On the positive side, the descriptions of the Contessa going blind and her eventual blindness were very vivid. You could feel Carolina’s fear mounting as her blindness progressed. The scenes where she learned to travel around the house at night and find her way to the lake were interesting, but became a bit repetitious after awhile.
I definitely would like to read more by this writer.
Kim L. (cary, IL)
The Blind Contessa's New Machine
I found this book to be slow to start. I was disappointed in the ending, it left me wanting more. This was because there was no real depth to any of the characters and I felt let down when I finished the book. It was an intriguing storyline which led me to read the book but it didn't satisfy.
Kim L. (cary, IL)
The Blind Contessa's New Machine
I found this book to be slow to start.
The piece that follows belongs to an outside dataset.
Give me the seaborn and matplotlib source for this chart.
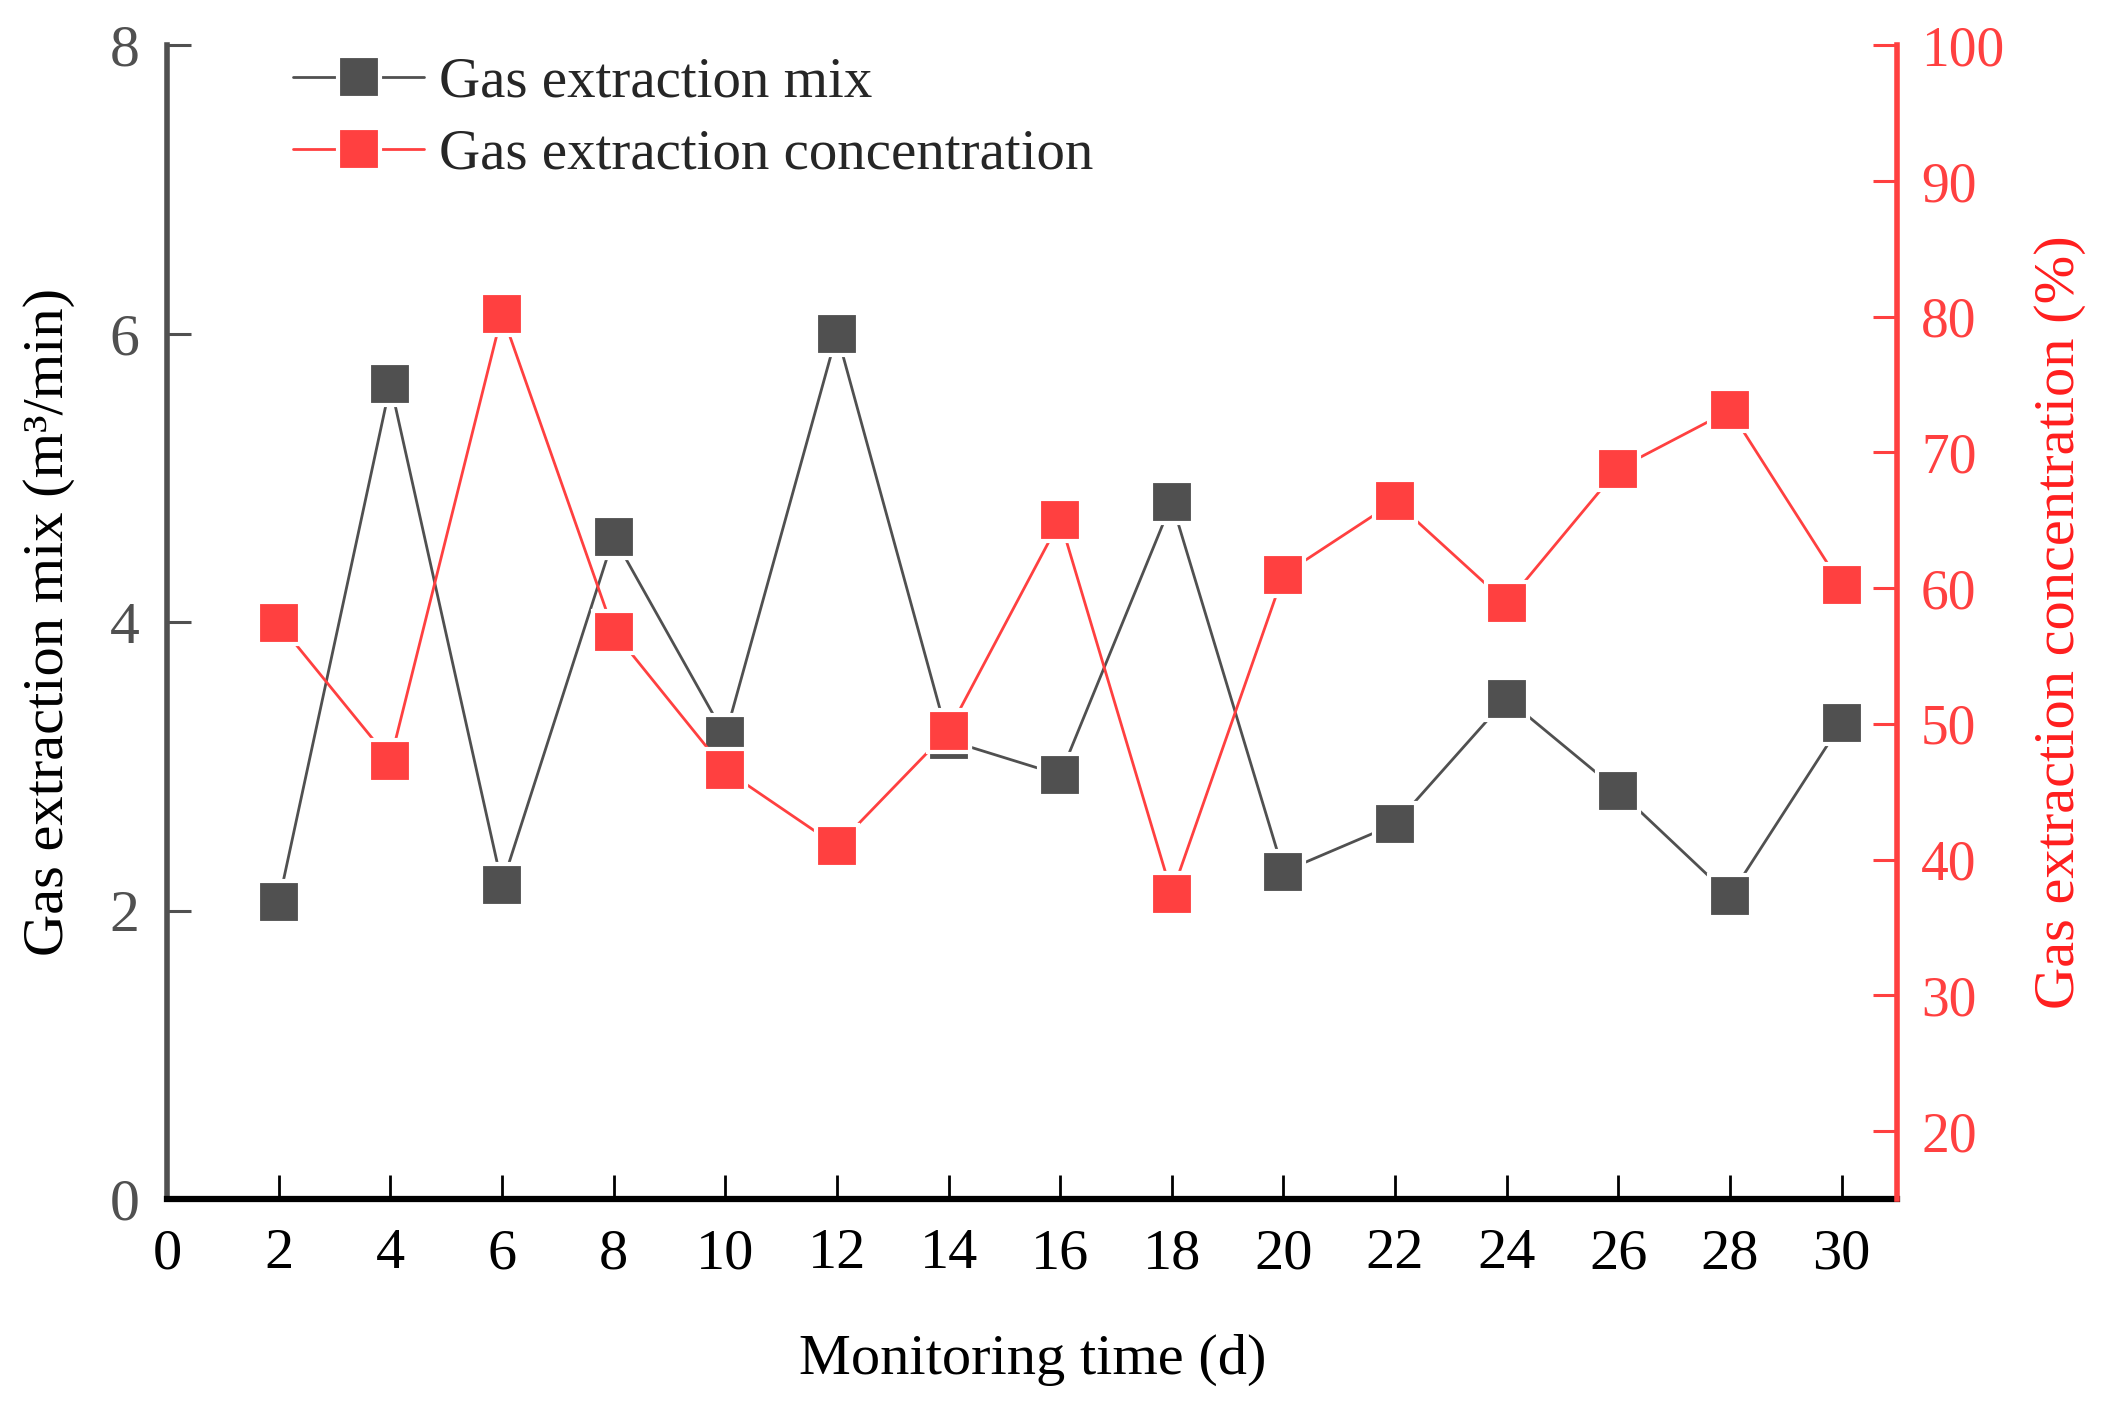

I was disappointed in the ending, it left me wanting more. This was because there was no real depth to any of the characters and I felt let down when I finished the book. It was an intriguing storyline which led me to read the book but it didn't satisfy.
Lesley F. (San Diego, CA)
Blindsided by Blind Contessa
I loved this small-sized, quickly-read, summer-reading-prize of a book. The story is a heart-stopper. It is exciting, thrilling, a great love story, mysterious and dangerous to the end. Then what? It ends. Fast.
But I needed something to carry on with at the end - something to hold fast to as the inevitable happened. The author left me with nothing. This is, as has been noted by experts, clearly a generational difference, as apparently, young people don’t mind an incomplete ending. I understand that, but her epilogue is so abrupt, that, while one person in the story at least exhibits some closure, the other does not, at all, and that is a great pity. It gets a three only because the story is such a good one. It gets no more because of that ending.
Catherine H. (Nashua, NH)
I really wanted to like this book but....
As I read the last line, it left me with a feeling of frustration. The story was interesting enough: a blind Comtessa in the 1800s Italy, the husband, the friend and lover, who invents a "new machine" for her especially: both characters and story are not developed enough; I ended up the book wanting more. Nice book for a summer afternoon.
Minnesota book lover
love and technology
A love story about 19th century Italian aristocrats, both of whom are married to "good matches" who are wrong for them. When the woman goes blind, the man - an amateur scientist - builds a precursor of a typewriter for her so she can send him messages. Lots of lovely flowery language about details of what is seen and/or imagined, but no real depth in the characters or chemistry between them. One senses that the author wants the reader to ache wistfully for the hopeless lovers, but there isn't quite enough to draw one in to this extent.